Bug #2291
closedPanic in lwkt_remove_tdallq
0%
Description
With a few days old master and under some I/O load I get the mentioned panic (the actual panic message is illegable, only the trace can be read) ... was unable to get a core dump (panic in ddb didn't produce a dump, only rebooted the machine). The panic seems to be easily repeatable (unfortunately this is the first time I actually saw a trace, because I had DDB_UNATTENDED switched on before + was in X, so could not see the message)

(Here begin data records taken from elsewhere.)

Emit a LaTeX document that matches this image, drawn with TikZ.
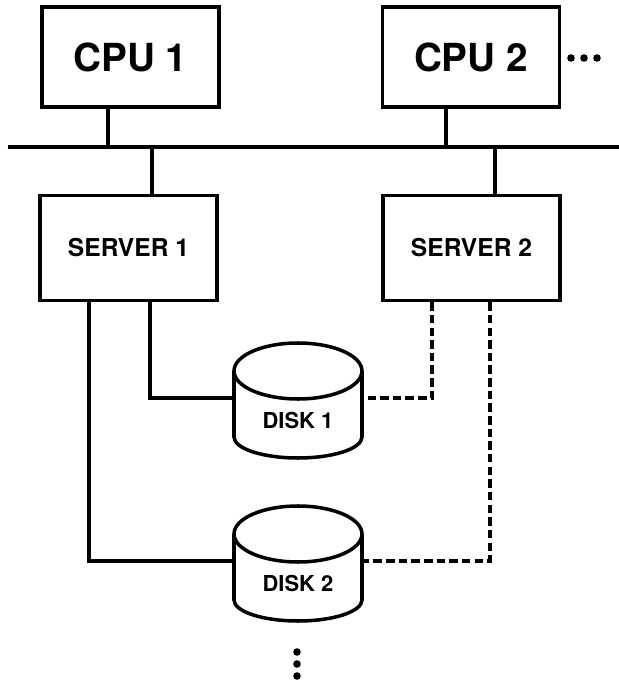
\documentclass[tikz,border=0pt]{standalone}
\usepackage{fontspec}
\setmainfont{TeX Gyre Heros}
\usetikzlibrary{calc}

\newcommand{\drawdisk}[1]{%
  \draw[wire] ($(#1.center)+(-64,49)$) -- ($(#1.center)+(-64,-17)$)
    arc (180:360:64 and 21) -- ($(#1.center)+(64,49)$);
  \draw[wire] ($(#1.center)+(0,49)$) ellipse (64 and 28);
  \coordinate (#1-w) at ($(#1.center)+(-64,22)$);
  \coordinate (#1-e) at ($(#1.center)+(64,22)$);
}

\begin{document}
\begin{tikzpicture}[x=0.02cm,y=0.02cm,
  box/.style={draw,line width=2pt,inner sep=0pt,minimum width=3.54cm},
  cpubox/.style={box,minimum height=2cm,font=\fontsize{22}{24}\selectfont\bfseries},
  serverbox/.style={box,minimum height=2.1cm,font=\fontsize{14}{16}\selectfont\bfseries},
  disklabel/.style={inner sep=0pt,font=\fontsize{12.5}{14}\selectfont\bfseries},
  wire/.style={line width=2pt},
  dashwire/.style={wire,dash pattern=on 4.8pt off 2.4pt},
  bus/.style={line width=2.6pt}]
\useasboundingbox (0,0) rectangle (619,681);

\node[cpubox] (cpu1) at (130.5,624) {CPU 1};
\node[cpubox] (cpu2) at (471,624) {CPU 2};
\foreach \x in {571,584,597}
  \fill (\x,623) circle (3.8);

\coordinate (busL) at (8,534);
\coordinate (busR) at (619,534);
\draw[bus] (busL) -- (busR);

\node[serverbox] (server1) at (128.5,433) {SERVER 1};
\node[serverbox] (server2) at (471.5,433) {SERVER 2};

\coordinate (c1) at ($(cpu1.south)+(-22.5,0)$);
\coordinate (c2) at ($(cpu2.south)+(-25,0)$);
\coordinate (s1top) at ($(server1.north)+(23.5,0)$);
\coordinate (s2top) at ($(server2.north)+(23.5,0)$);
\draw[wire] (c1) -- (c1 |- busL);
\draw[wire] (c2) -- (c2 |- busL);
\draw[wire] (s1top |- busL) -- (s1top);
\draw[wire] (s2top |- busL) -- (s2top);

\node[disklabel] (disk1) at (298,261) {DISK 1};
\node[disklabel] (disk2) at (298,98) {DISK 2};
\drawdisk{disk1}
\drawdisk{disk2}

\coordinate (s1a) at ($(server1.south)+(-39.5,0)$);
\coordinate (s1b) at ($(server1.south)+(21.5,0)$);
\coordinate (s2a) at ($(server2.south)+(-39.5,0)$);
\coordinate (s2b) at ($(server2.south)+(18.5,0)$);
\draw[wire] (s1b) |- (disk1-w);
\draw[wire] (s1a) |- (disk2-w);
\draw[dashwire] (s2a) |- (disk1-e);
\draw[dashwire] (s2b) |- (disk2-e);

\foreach \y in {29,17,5}
  \fill (297,\y) circle (3.8);
\end{tikzpicture}
\end{document}
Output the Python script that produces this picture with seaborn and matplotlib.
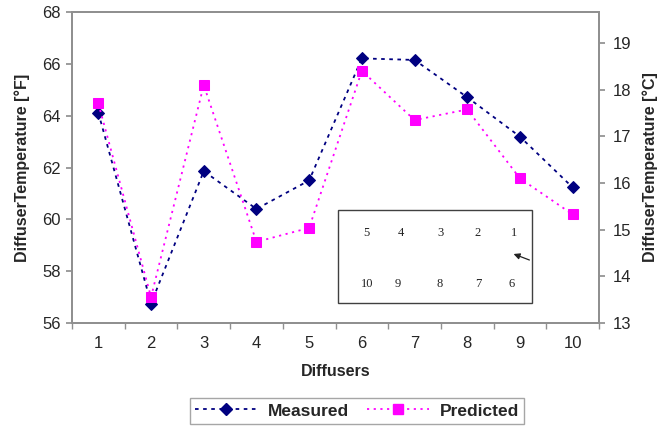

Part of the backtrace (only the function names, I managed to take pictures of the backtrace itself, attached to this report):
panic()
lwkt_remove_tdallq()
free_lock()
acquire_lock()
softdep_disk_io_initiation()
devfs_spec_strategy()
vop_strategy()
vn_strategy()
ufs_strategy()
ufs_vnoperate()
vop_strategy()
vn_strategy()
bawrite()
...
syncer_thread()
syncer_thread_start()
kthread_exit()
Files
Updated by vsrinivas over 12 years ago
Also seen on 3.0.2 by tuxillo: http://leaf.dragonflybsd.org/~tuxillo/archive/pics/2291/panic1.png
And on -master by marino and vsrinivas. Callchain can be rooted at kern_exit instead of syncer.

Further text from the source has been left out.